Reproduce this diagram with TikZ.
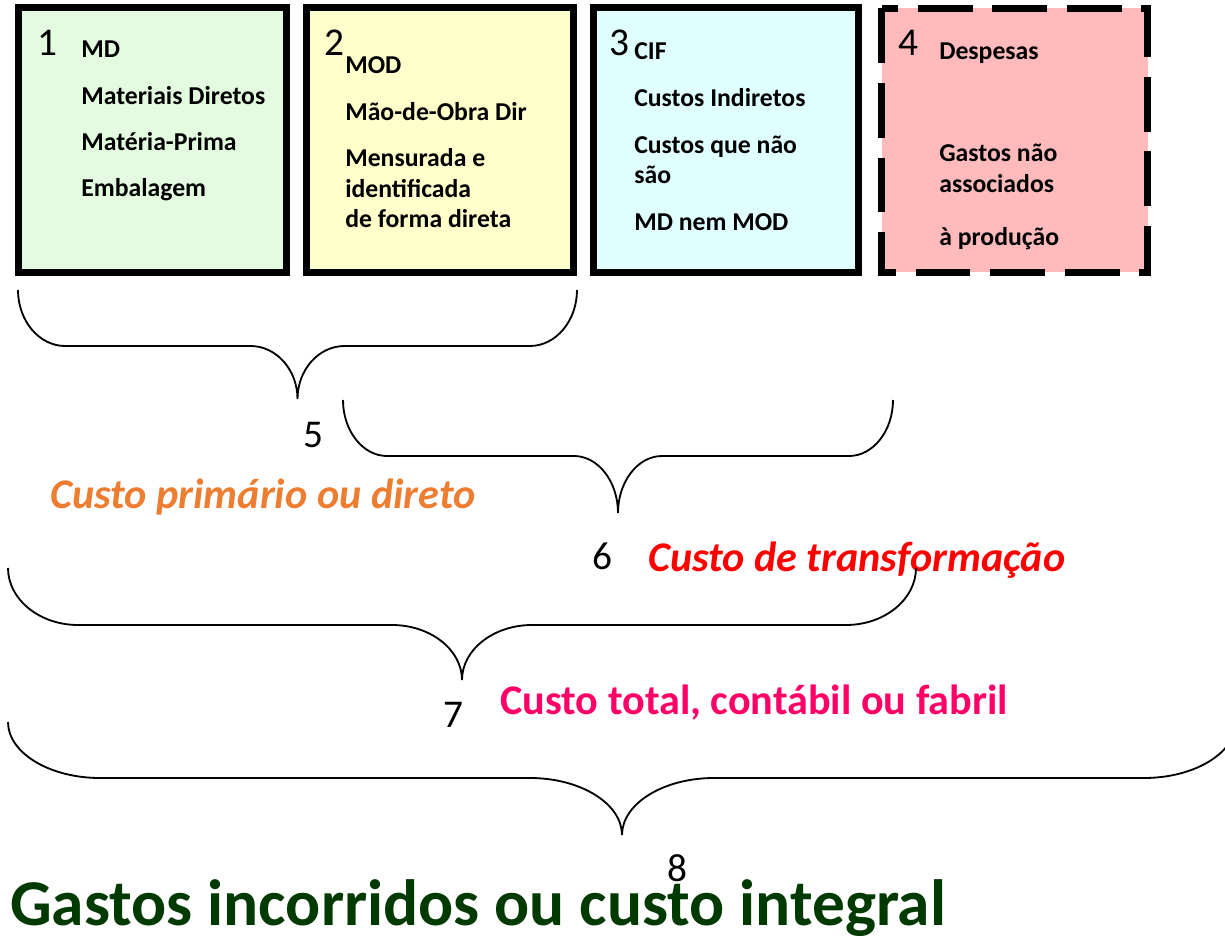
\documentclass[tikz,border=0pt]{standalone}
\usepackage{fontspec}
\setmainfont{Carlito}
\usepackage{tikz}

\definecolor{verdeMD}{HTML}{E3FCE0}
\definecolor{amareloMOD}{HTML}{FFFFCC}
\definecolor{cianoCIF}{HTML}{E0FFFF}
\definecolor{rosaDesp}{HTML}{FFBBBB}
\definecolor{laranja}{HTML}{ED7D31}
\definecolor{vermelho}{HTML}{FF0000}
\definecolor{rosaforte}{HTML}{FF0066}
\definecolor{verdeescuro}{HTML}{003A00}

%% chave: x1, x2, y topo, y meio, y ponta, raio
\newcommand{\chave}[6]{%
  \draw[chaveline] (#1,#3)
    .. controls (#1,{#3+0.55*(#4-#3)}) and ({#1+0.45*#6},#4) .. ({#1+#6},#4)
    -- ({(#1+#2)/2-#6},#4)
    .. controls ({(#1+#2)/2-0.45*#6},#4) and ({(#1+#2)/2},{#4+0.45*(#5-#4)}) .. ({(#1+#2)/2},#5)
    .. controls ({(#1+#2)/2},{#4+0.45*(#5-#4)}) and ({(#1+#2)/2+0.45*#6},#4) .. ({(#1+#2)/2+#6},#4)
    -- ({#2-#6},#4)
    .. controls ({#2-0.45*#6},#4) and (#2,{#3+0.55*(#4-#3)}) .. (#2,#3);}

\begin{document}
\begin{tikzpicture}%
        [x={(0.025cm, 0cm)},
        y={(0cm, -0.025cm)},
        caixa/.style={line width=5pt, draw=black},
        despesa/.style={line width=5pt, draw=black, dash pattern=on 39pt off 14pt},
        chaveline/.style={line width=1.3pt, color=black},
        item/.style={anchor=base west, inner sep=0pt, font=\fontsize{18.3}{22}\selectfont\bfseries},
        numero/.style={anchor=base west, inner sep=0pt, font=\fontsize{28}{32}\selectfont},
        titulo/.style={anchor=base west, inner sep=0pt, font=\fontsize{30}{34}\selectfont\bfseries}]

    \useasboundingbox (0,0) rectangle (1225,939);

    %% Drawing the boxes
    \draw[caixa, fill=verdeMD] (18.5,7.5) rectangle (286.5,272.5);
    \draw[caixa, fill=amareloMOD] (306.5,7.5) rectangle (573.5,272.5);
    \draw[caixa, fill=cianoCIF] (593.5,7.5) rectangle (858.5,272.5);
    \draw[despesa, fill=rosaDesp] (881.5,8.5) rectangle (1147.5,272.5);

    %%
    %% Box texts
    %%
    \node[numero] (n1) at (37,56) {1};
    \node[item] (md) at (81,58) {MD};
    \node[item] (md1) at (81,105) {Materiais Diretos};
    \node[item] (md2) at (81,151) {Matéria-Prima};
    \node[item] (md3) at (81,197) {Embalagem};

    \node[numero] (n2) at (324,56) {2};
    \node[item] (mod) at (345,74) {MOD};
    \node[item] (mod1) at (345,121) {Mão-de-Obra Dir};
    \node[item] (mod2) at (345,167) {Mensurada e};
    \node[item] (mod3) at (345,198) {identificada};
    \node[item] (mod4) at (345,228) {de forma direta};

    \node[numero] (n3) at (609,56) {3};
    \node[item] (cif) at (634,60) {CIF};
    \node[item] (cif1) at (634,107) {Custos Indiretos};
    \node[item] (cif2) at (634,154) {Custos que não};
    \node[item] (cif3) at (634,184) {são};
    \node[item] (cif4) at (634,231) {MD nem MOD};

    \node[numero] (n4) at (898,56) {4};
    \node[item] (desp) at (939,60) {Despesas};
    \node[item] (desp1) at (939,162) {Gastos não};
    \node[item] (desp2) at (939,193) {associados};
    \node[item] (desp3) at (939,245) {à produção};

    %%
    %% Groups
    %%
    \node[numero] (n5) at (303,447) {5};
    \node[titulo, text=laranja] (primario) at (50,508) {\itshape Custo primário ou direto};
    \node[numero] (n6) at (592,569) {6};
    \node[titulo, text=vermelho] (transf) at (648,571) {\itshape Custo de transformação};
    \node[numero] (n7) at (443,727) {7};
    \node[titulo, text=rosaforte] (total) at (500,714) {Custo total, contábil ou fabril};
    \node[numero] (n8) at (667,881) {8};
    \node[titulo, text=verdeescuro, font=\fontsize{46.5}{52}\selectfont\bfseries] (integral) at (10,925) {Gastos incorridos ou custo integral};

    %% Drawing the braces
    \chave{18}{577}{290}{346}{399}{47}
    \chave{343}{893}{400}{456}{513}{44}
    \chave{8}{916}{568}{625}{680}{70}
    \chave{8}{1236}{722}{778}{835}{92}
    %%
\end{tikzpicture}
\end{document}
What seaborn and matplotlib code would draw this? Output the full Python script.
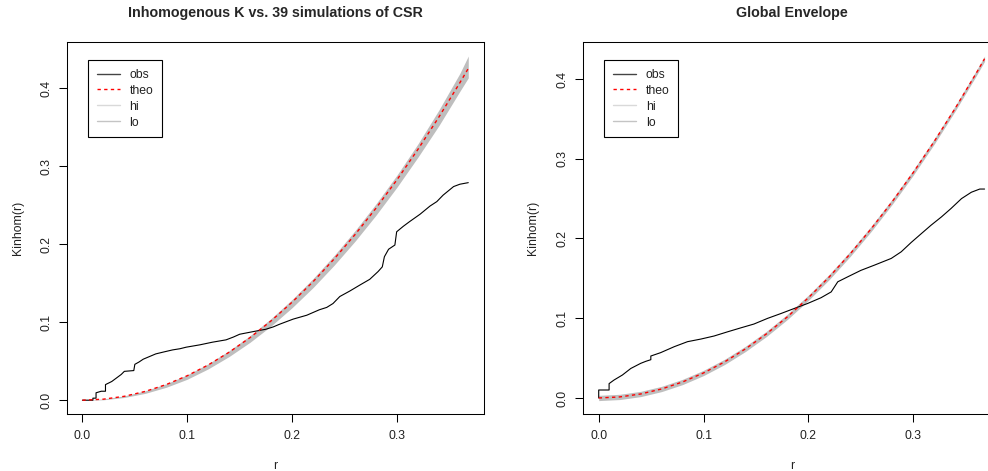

■ ■ ■ ■

Copy every record above exactly as written, but leave out the pictures.

Reproduce this diagram with TikZ.
\documentclass[tikz,border=0pt]{standalone}
\usepackage{fontspec}
\setmainfont{Carlito}
\usepackage{tikz}

\definecolor{verdeMD}{HTML}{E3FCE0}
\definecolor{amareloMOD}{HTML}{FFFFCC}
\definecolor{cianoCIF}{HTML}{E0FFFF}
\definecolor{rosaDesp}{HTML}{FFBBBB}
\definecolor{laranja}{HTML}{ED7D31}
\definecolor{vermelho}{HTML}{FF0000}
\definecolor{rosaforte}{HTML}{FF0066}
\definecolor{verdeescuro}{HTML}{003A00}

%% chave: x1, x2, y topo, y meio, y ponta, raio
\newcommand{\chave}[6]{%
  \draw[chaveline] (#1,#3)
    .. controls (#1,{#3+0.55*(#4-#3)}) and ({#1+0.45*#6},#4) .. ({#1+#6},#4)
    -- ({(#1+#2)/2-#6},#4)
    .. controls ({(#1+#2)/2-0.45*#6},#4) and ({(#1+#2)/2},{#4+0.45*(#5-#4)}) .. ({(#1+#2)/2},#5)
    .. controls ({(#1+#2)/2},{#4+0.45*(#5-#4)}) and ({(#1+#2)/2+0.45*#6},#4) .. ({(#1+#2)/2+#6},#4)
    -- ({#2-#6},#4)
    .. controls ({#2-0.45*#6},#4) and (#2,{#3+0.55*(#4-#3)}) .. (#2,#3);}

\begin{document}
\begin{tikzpicture}%
        [x={(0.025cm, 0cm)},
        y={(0cm, -0.025cm)},
        caixa/.style={line width=5pt, draw=black},
        despesa/.style={line width=5pt, draw=black, dash pattern=on 39pt off 14pt},
        chaveline/.style={line width=1.3pt, color=black},
        item/.style={anchor=base west, inner sep=0pt, font=\fontsize{18.3}{22}\selectfont\bfseries},
        numero/.style={anchor=base west, inner sep=0pt, font=\fontsize{28}{32}\selectfont},
        titulo/.style={anchor=base west, inner sep=0pt, font=\fontsize{30}{34}\selectfont\bfseries}]

    \useasboundingbox (0,0) rectangle (1225,939);

    %% Drawing the boxes
    \draw[caixa, fill=verdeMD] (18.5,7.5) rectangle (286.5,272.5);
    \draw[caixa, fill=amareloMOD] (306.5,7.5) rectangle (573.5,272.5);
    \draw[caixa, fill=cianoCIF] (593.5,7.5) rectangle (858.5,272.5);
    \draw[despesa, fill=rosaDesp] (881.5,8.5) rectangle (1147.5,272.5);

    %%
    %% Box texts
    %%
    \node[numero] (n1) at (37,56) {1};
    \node[item] (md) at (81,58) {MD};
    \node[item] (md1) at (81,105) {Materiais Diretos};
    \node[item] (md2) at (81,151) {Matéria-Prima};
    \node[item] (md3) at (81,197) {Embalagem};

    \node[numero] (n2) at (324,56) {2};
    \node[item] (mod) at (345,74) {MOD};
    \node[item] (mod1) at (345,121) {Mão-de-Obra Dir};
    \node[item] (mod2) at (345,167) {Mensurada e};
    \node[item] (mod3) at (345,198) {identificada};
    \node[item] (mod4) at (345,228) {de forma direta};

    \node[numero] (n3) at (609,56) {3};
    \node[item] (cif) at (634,60) {CIF};
    \node[item] (cif1) at (634,107) {Custos Indiretos};
    \node[item] (cif2) at (634,154) {Custos que não};
    \node[item] (cif3) at (634,184) {são};
    \node[item] (cif4) at (634,231) {MD nem MOD};

    \node[numero] (n4) at (898,56) {4};
    \node[item] (desp) at (939,60) {Despesas};
    \node[item] (desp1) at (939,162) {Gastos não};
    \node[item] (desp2) at (939,193) {associados};
    \node[item] (desp3) at (939,245) {à produção};

    %%
    %% Groups
    %%
    \node[numero] (n5) at (303,447) {5};
    \node[titulo, text=laranja] (primario) at (50,508) {\itshape Custo primário ou direto};
    \node[numero] (n6) at (592,569) {6};
    \node[titulo, text=vermelho] (transf) at (648,571) {\itshape Custo de transformação};
    \node[numero] (n7) at (443,727) {7};
    \node[titulo, text=rosaforte] (total) at (500,714) {Custo total, contábil ou fabril};
    \node[numero] (n8) at (667,881) {8};
    \node[titulo, text=verdeescuro, font=\fontsize{46.5}{52}\selectfont\bfseries] (integral) at (10,925) {Gastos incorridos ou custo integral};

    %% Drawing the braces
    \chave{18}{577}{290}{346}{399}{47}
    \chave{343}{893}{400}{456}{513}{44}
    \chave{8}{916}{568}{625}{680}{70}
    \chave{8}{1236}{722}{778}{835}{92}
    %%
\end{tikzpicture}
\end{document}
What seaborn and matplotlib code would draw this? Output the full Python script.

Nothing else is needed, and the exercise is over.